[DIRECTIONS FOR THIS TASK]: Return the data exactly, with all pictures removed.
━━━ DATA EXCERPT ━━━
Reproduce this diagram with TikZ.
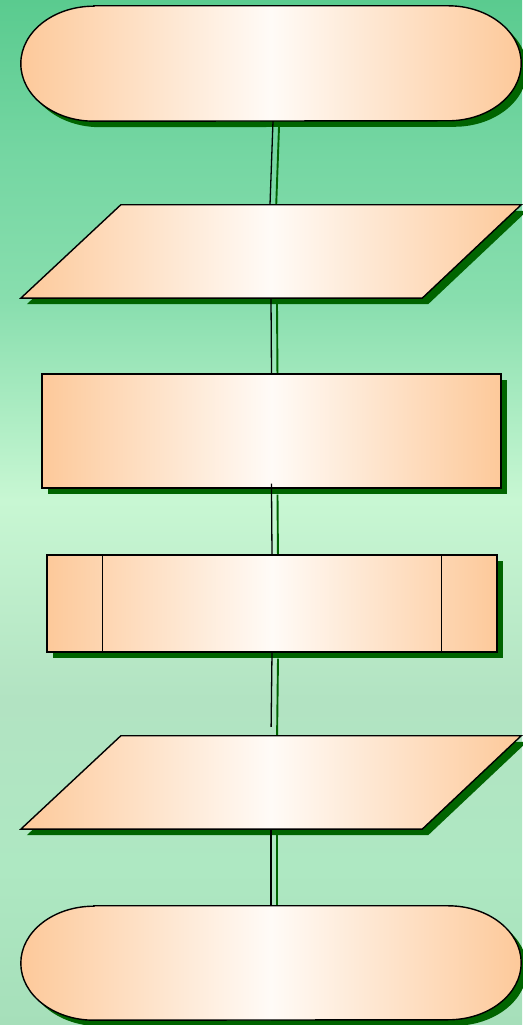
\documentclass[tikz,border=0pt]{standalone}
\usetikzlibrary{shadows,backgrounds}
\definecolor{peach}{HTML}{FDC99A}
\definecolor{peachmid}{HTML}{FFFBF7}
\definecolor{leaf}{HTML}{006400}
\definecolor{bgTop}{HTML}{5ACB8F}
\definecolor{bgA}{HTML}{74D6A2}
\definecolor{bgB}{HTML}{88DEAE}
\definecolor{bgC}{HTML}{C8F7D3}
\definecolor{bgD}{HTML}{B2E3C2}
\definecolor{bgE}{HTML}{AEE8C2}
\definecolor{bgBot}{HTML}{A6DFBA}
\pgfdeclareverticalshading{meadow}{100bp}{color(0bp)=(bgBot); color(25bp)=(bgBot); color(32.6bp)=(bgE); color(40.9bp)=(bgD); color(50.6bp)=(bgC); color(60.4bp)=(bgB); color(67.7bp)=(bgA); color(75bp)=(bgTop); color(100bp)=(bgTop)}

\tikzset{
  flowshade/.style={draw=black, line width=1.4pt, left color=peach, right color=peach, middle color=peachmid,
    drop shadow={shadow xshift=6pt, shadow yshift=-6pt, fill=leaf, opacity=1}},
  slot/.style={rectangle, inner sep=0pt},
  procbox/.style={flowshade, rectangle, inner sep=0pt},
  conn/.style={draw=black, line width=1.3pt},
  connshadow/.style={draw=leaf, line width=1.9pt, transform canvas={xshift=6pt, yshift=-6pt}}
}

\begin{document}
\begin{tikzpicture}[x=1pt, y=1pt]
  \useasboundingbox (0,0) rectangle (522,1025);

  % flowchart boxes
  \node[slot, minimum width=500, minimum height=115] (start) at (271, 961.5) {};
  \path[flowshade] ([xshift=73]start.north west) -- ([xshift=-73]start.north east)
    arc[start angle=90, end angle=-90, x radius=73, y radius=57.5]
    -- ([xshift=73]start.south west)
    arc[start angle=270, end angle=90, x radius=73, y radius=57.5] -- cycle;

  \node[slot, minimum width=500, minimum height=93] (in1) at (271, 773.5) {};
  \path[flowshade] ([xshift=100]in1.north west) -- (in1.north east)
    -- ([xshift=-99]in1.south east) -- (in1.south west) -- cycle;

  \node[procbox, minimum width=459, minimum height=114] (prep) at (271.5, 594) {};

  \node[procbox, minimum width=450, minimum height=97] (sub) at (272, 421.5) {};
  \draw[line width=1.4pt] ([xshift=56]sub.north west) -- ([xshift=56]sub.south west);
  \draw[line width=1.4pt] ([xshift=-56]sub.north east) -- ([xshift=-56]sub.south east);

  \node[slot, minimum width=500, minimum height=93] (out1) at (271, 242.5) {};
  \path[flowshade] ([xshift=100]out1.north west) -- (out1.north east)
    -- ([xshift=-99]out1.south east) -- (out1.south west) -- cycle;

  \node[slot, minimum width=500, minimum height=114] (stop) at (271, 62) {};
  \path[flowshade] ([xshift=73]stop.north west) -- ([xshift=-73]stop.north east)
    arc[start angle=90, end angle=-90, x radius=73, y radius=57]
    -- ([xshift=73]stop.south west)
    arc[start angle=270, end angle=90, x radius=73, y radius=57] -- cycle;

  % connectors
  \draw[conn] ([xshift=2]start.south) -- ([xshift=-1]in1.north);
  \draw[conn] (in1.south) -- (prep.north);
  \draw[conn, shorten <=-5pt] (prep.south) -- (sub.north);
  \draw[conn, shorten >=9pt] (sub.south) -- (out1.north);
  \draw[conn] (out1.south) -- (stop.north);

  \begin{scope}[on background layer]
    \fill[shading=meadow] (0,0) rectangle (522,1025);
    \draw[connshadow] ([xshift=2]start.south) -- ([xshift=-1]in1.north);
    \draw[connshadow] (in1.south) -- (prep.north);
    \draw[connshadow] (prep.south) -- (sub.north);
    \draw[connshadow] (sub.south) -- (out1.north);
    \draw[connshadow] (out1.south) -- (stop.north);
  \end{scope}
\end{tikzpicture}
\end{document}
━━━
[EXERCISE OUTPUT]:
Reproduce this diagram with TikZ.
\documentclass[tikz,border=0pt]{standalone}
\usetikzlibrary{shadows,backgrounds}
\definecolor{peach}{HTML}{FDC99A}
\definecolor{peachmid}{HTML}{FFFBF7}
\definecolor{leaf}{HTML}{006400}
\definecolor{bgTop}{HTML}{5ACB8F}
\definecolor{bgA}{HTML}{74D6A2}
\definecolor{bgB}{HTML}{88DEAE}
\definecolor{bgC}{HTML}{C8F7D3}
\definecolor{bgD}{HTML}{B2E3C2}
\definecolor{bgE}{HTML}{AEE8C2}
\definecolor{bgBot}{HTML}{A6DFBA}
\pgfdeclareverticalshading{meadow}{100bp}{color(0bp)=(bgBot); color(25bp)=(bgBot); color(32.6bp)=(bgE); color(40.9bp)=(bgD); color(50.6bp)=(bgC); color(60.4bp)=(bgB); color(67.7bp)=(bgA); color(75bp)=(bgTop); color(100bp)=(bgTop)}

\tikzset{
  flowshade/.style={draw=black, line width=1.4pt, left color=peach, right color=peach, middle color=peachmid,
    drop shadow={shadow xshift=6pt, shadow yshift=-6pt, fill=leaf, opacity=1}},
  slot/.style={rectangle, inner sep=0pt},
  procbox/.style={flowshade, rectangle, inner sep=0pt},
  conn/.style={draw=black, line width=1.3pt},
  connshadow/.style={draw=leaf, line width=1.9pt, transform canvas={xshift=6pt, yshift=-6pt}}
}

\begin{document}
\begin{tikzpicture}[x=1pt, y=1pt]
  \useasboundingbox (0,0) rectangle (522,1025);

  % flowchart boxes
  \node[slot, minimum width=500, minimum height=115] (start) at (271, 961.5) {};
  \path[flowshade] ([xshift=73]start.north west) -- ([xshift=-73]start.north east)
    arc[start angle=90, end angle=-90, x radius=73, y radius=57.5]
    -- ([xshift=73]start.south west)
    arc[start angle=270, end angle=90, x radius=73, y radius=57.5] -- cycle;

  \node[slot, minimum width=500, minimum height=93] (in1) at (271, 773.5) {};
  \path[flowshade] ([xshift=100]in1.north west) -- (in1.north east)
    -- ([xshift=-99]in1.south east) -- (in1.south west) -- cycle;

  \node[procbox, minimum width=459, minimum height=114] (prep) at (271.5, 594) {};

  \node[procbox, minimum width=450, minimum height=97] (sub) at (272, 421.5) {};
  \draw[line width=1.4pt] ([xshift=56]sub.north west) -- ([xshift=56]sub.south west);
  \draw[line width=1.4pt] ([xshift=-56]sub.north east) -- ([xshift=-56]sub.south east);

  \node[slot, minimum width=500, minimum height=93] (out1) at (271, 242.5) {};
  \path[flowshade] ([xshift=100]out1.north west) -- (out1.north east)
    -- ([xshift=-99]out1.south east) -- (out1.south west) -- cycle;

  \node[slot, minimum width=500, minimum height=114] (stop) at (271, 62) {};
  \path[flowshade] ([xshift=73]stop.north west) -- ([xshift=-73]stop.north east)
    arc[start angle=90, end angle=-90, x radius=73, y radius=57]
    -- ([xshift=73]stop.south west)
    arc[start angle=270, end angle=90, x radius=73, y radius=57] -- cycle;

  % connectors
  \draw[conn] ([xshift=2]start.south) -- ([xshift=-1]in1.north);
  \draw[conn] (in1.south) -- (prep.north);
  \draw[conn, shorten <=-5pt] (prep.south) -- (sub.north);
  \draw[conn, shorten >=9pt] (sub.south) -- (out1.north);
  \draw[conn] (out1.south) -- (stop.north);

  \begin{scope}[on background layer]
    \fill[shading=meadow] (0,0) rectangle (522,1025);
    \draw[connshadow] ([xshift=2]start.south) -- ([xshift=-1]in1.north);
    \draw[connshadow] (in1.south) -- (prep.north);
    \draw[connshadow] (prep.south) -- (sub.north);
    \draw[connshadow] (sub.south) -- (out1.north);
    \draw[connshadow] (out1.south) -- (stop.north);
  \end{scope}
\end{tikzpicture}
\end{document}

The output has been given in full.